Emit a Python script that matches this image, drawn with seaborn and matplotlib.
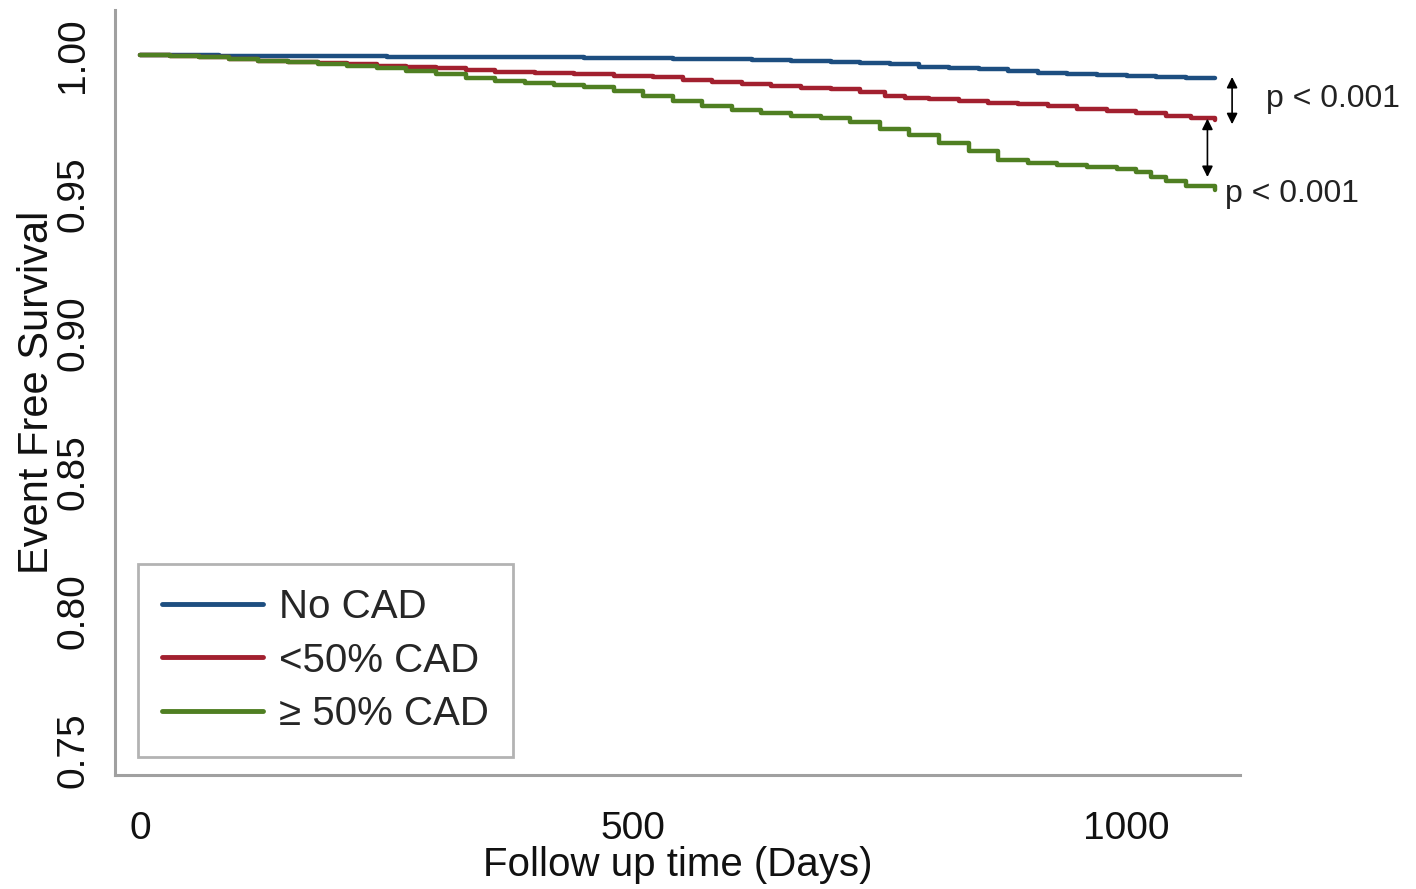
import numpy as np
import pandas as pd
import matplotlib
matplotlib.use("Agg")
import matplotlib.pyplot as plt
import seaborn as sns

groups = ["No CAD", "<50% CAD", "\u2265 50% CAD"]
colors = ["#1d4e80", "#a2202f", "#4f7f22"]

days_no = [0, 40, 80, 120, 160, 200, 250, 300, 350, 400, 450, 500, 540, 580, 620, 660,
           700, 730, 760, 790, 820, 850, 880, 910, 940, 970, 1000, 1030, 1060, 1090]
surv_no = [1.0, 0.9999, 0.9998, 0.9997, 0.9996, 0.9995, 0.9994, 0.9993, 0.9992, 0.9991,
           0.999, 0.9988, 0.9986, 0.9984, 0.9981, 0.9978, 0.9975, 0.9971, 0.9966, 0.9957,
           0.9953, 0.995, 0.9942, 0.9937, 0.9932, 0.9929, 0.9926, 0.9921, 0.9918, 0.9916]

days_lt50 = [0, 30, 60, 90, 120, 150, 180, 210, 240, 270, 300, 330, 360, 400, 440, 480,
             520, 550, 580, 610, 640, 670, 700, 730, 755, 775, 800, 830, 860, 890, 920,
             950, 980, 1010, 1040, 1065, 1090]
surv_lt50 = [1.0, 0.9996, 0.9992, 0.9986, 0.998, 0.9976, 0.9972, 0.9967, 0.9962, 0.9957,
             0.9952, 0.9946, 0.994, 0.9935, 0.993, 0.9925, 0.992, 0.991, 0.9902, 0.9895,
             0.9889, 0.9882, 0.9876, 0.9868, 0.9852, 0.9845, 0.984, 0.9834, 0.9829, 0.9823,
             0.9815, 0.9806, 0.9799, 0.9792, 0.9782, 0.9774, 0.9766]

days_ge50 = [0, 30, 60, 90, 120, 150, 180, 210, 240, 270, 300, 330, 360, 390, 420, 450,
             480, 510, 540, 570, 600, 630, 660, 690, 720, 750, 780, 810, 840, 870, 900,
             930, 960, 990, 1010, 1025, 1040, 1060, 1090]
surv_ge50 = [1.0, 0.9996, 0.9992, 0.9987, 0.998, 0.9973, 0.9967, 0.9961, 0.9952, 0.9942,
             0.9932, 0.9918, 0.9908, 0.99, 0.9893, 0.9885, 0.9872, 0.9852, 0.9835, 0.9815,
             0.9803, 0.9793, 0.9782, 0.9773, 0.9758, 0.9735, 0.9712, 0.9685, 0.9655, 0.9622,
             0.9612, 0.9605, 0.9598, 0.959, 0.9578, 0.956, 0.9545, 0.953, 0.9516]

x_ticks = [0, 500, 1000]
y_ticks = [0.75, 0.80, 0.85, 0.90, 0.95, 1.00]
p_labels = ["p < 0.001", "p < 0.001"]

df = pd.concat([
    pd.DataFrame({"days": days_no, "surv": surv_no, "group": groups[0]}),
    pd.DataFrame({"days": days_lt50, "surv": surv_lt50, "group": groups[1]}),
    pd.DataFrame({"days": days_ge50, "surv": surv_ge50, "group": groups[2]}),
])

sns.set_style("white")
plt.rcParams["font.family"] = ["Liberation Sans", "DejaVu Sans"]

fig = plt.figure(figsize=(14.16, 8.89), dpi=100)
ax = fig.add_axes([0.0812, 0.1282, 0.7945, 0.8606])

sns.lineplot(data=df, x="days", y="surv", hue="group", hue_order=groups,
             palette=colors, drawstyle="steps-post", linewidth=3.2, ax=ax,
             estimator=None, sort=False)

ax.set_xlim(-25.3, 1115)
ax.set_ylim(0.741, 1.0162)
ax.set_xticks(x_ticks)
ax.set_xticklabels([str(t) for t in x_ticks])
ax.set_yticks(y_ticks)
ax.set_yticklabels([f"{t:.2f}" for t in y_ticks], rotation=90, va="center")

for s in ["top", "right"]:
    ax.spines[s].set_visible(False)
for s in ["left", "bottom"]:
    ax.spines[s].set_color("#a0a0a0")
    ax.spines[s].set_linewidth(2.2)

ax.tick_params(axis="both", which="major", direction="out", length=9, width=1.5,
               color="#a0a0a0", labelsize=28, labelcolor="#111111", pad=8)
ax.tick_params(axis="x", pad=17)

ax.set_xlabel("Follow up time (Days)", fontsize=29, color="#111111", labelpad=-1)
ax.set_ylabel("Event Free Survival", fontsize=30, color="#111111", labelpad=-1)

# arrows between curve ends
ax.annotate("", xy=(1107, surv_no[-1] + 0.0005), xytext=(1107, surv_lt50[-1] - 0.0015),
            arrowprops=dict(arrowstyle="<|-|>", color="black", lw=1.2,
                            mutation_scale=16, shrinkA=0, shrinkB=0))
ax.annotate("", xy=(1082, surv_lt50[-1] + 0.0005), xytext=(1082, surv_ge50[-1] + 0.0045),
            arrowprops=dict(arrowstyle="<|-|>", color="black", lw=1.2,
                            mutation_scale=16, shrinkA=0, shrinkB=0))
ax.text(1141, (surv_no[-1] + surv_lt50[-1]) / 2, p_labels[0], fontsize=23,
        color="#222222", va="center", ha="left", clip_on=False)
ax.text(1100, surv_ge50[-1] - 0.0015, p_labels[1], fontsize=23,
        color="#222222", va="center", ha="left", clip_on=False)

leg = ax.legend(loc="lower left", bbox_to_anchor=(0.0975, 0.1485),
                bbox_transform=fig.transFigure, fontsize=29, frameon=True,
                fancybox=False, handlelength=2.5, handletextpad=0.4,
                borderpad=0.6, labelspacing=0.38, borderaxespad=0)
leg.get_frame().set_edgecolor("#a0a0a0")
leg.get_frame().set_linewidth(2.0)
for line in leg.get_lines():
    line.set_linewidth(3.5)
fig.canvas.draw()
# widen the frame on the right to match the reference box
bb = leg.get_window_extent()
leg._legend_box.set_offset  # keep default layout
leg.get_frame().set_width(bb.width + 14)

fig.savefig("out.png", dpi=100)
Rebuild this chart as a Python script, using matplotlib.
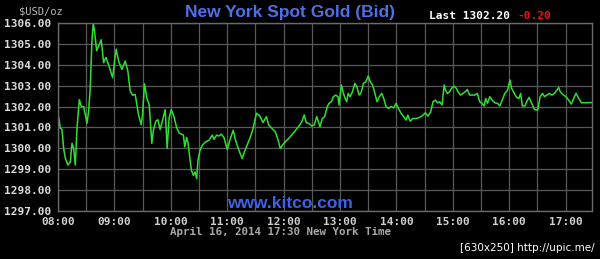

++++++++++

Search the entries for the word "matplotlib" and pick out every line that holds it.

Emit a Python script that matches this image, drawn with seaborn and matplotlib.
import matplotlib
matplotlib.use("Agg")
import matplotlib.pyplot as plt
Rebuild this chart as a Python script, using matplotlib.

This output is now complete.